Hybrid cars and rancid cheese…

Terry:  I just don’t get it.  Everyone says they want people to buy hybrid cars.  It will help the environment. It will reduce American dependence on foreign oil.  It will stop us from destroying the ozone layer.  It will reduce the cost of health care (of course, they say that about everything they want you to do).  But, if they really want us to buy hybrids, why are they the ugliest cars on the market?

If I was in charge of things, I would make broccoli taste like chocolate and and all the stuff that isHybrid Comparison bad for you (that we really love) smell and taste really bad.  Like rancid cheese.  That would make sense because it would naturally cause us to eat the things we should and stay away from the things that we shouldn’t.

With hybrid cars, just like with kale (sorry, Mom), we have just the opposite.  They are supposed to be good for us, but they are about as appealing as a wet sheep on a hot day.  If I wanted people to buy them, I would make a hybrid that looks like a 1968 Mustang Fastback. Sure, it would still be as slow as a hybrid…but no one would care.  Because it would look really fast.  Even when it glided silently by.

Mike:  Not bad.  But, I like broccoli…..and if you made everything taste like chocolate why would you need chocolate.  It isn’t going to matter how much you reduce American dependence of foreign oil, lower demand to date has only translated to higher prices . That’s a trend not soon to be reversed.

Did you know that the ozone layer would repair itself in only a few weeks if all forms of transportation and manufacturing that are polluting the air were to cease even for a short time.  A great start would be to shut down all drive up windows, design roads with better access and fewer stoplights, and get out the measuring sticks on cloudy and rainy days to curtail the overdumping of polluting chemicals by those who think nobody is looking into the clouds.

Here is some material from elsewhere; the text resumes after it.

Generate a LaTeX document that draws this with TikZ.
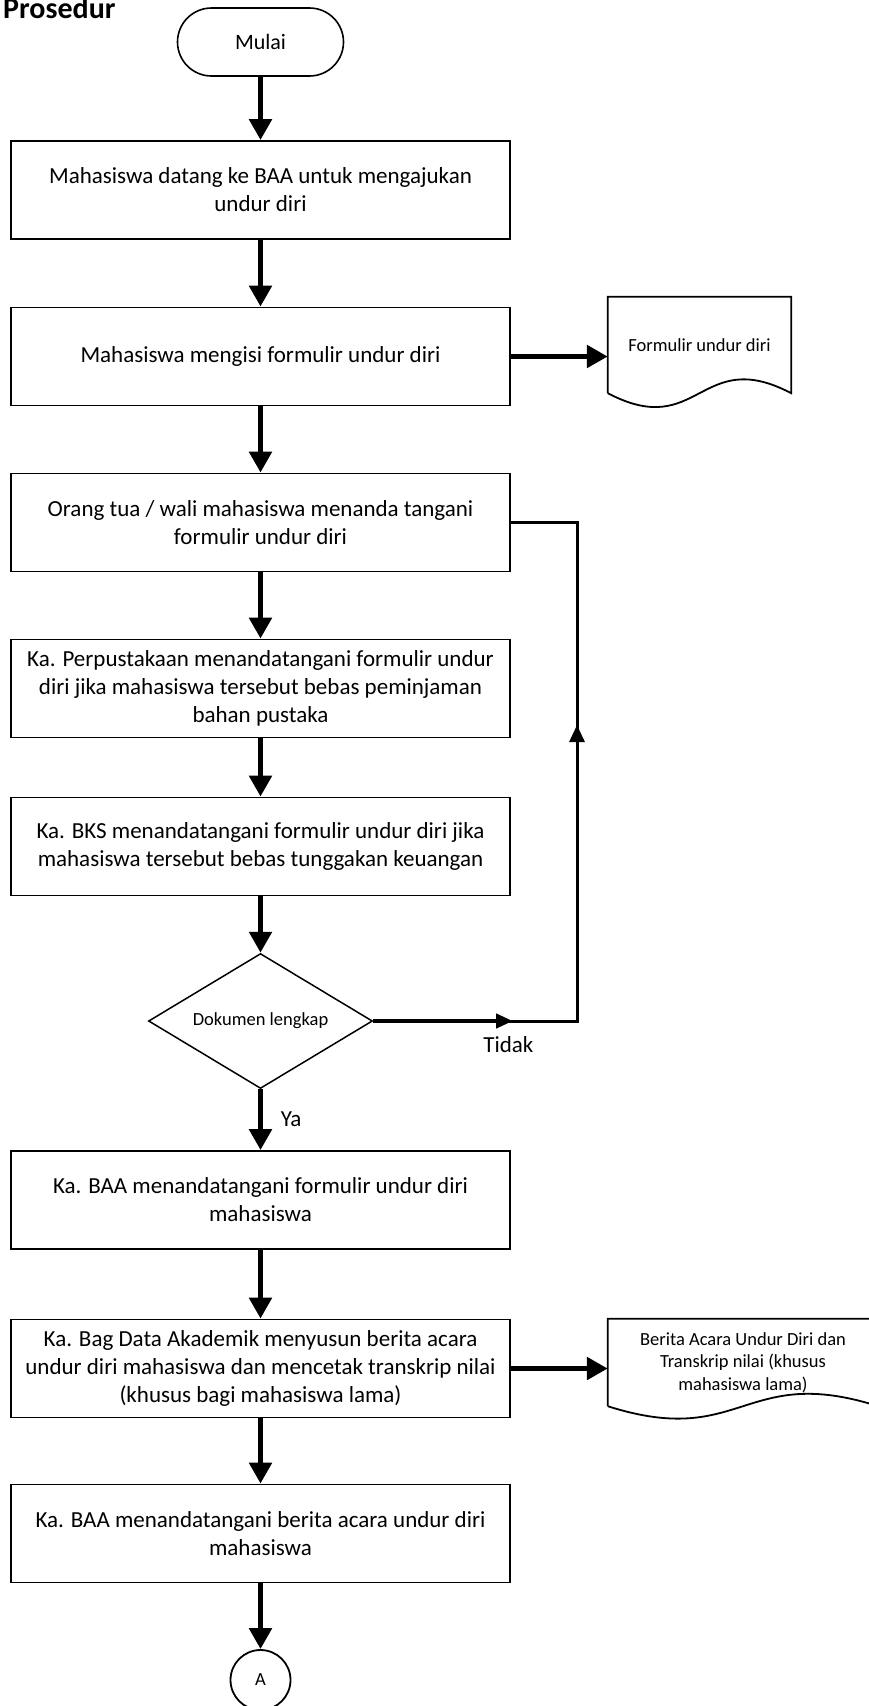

As for turning the hybrid into a Mustang because it’s ugly, thats pretty demeaning to the fabled Mustang. Why not just make a really nice looking, non-oil dependent car that comes with a legal requirement to abstain from using drive up windows. And if you don’t want it to be silent as it rolls by you can always get spoke hubcaps and clothespin a card to it like we did with our bicycles when we were young.  It’s non-polluting and will put all those useless decks of cards to good use after one card is lost.

As for the sheep reference, I suppose it’s a matter of perspective.  If you’ve been wandering in the desert for a few days with no food or water a wet sheep might be just the meal ticket.   Other than that observation you’re on your own with that sheep reference.

In any event, like most realities, the hybrid car looks, rides, operates, and performs far better on paper that it does on the road.  A Mustang fastback wannabe that is, in reality, Edsel II.

Terry:  Wow, I thought I was going ancient with a ’68 GT.  That Edsel reference really dates you. You want to shed some light on how to hand crank a Model T?

So…a legal requirement to abstain from drive up windows.  I guess you would have a “Cop-in-the-Box” to enforce the regulations.  Wouldn’t we create just as much pollution with all those low speed chases around parking lots with the driver trying to eat the evidence before they got caught (“Quick…stash the fries…I can’t afford another DUW!”)?  What if you called in your order on the way and they just threw the bag of food at you as you drive BY instead of driving UP? Does that count as an infraction?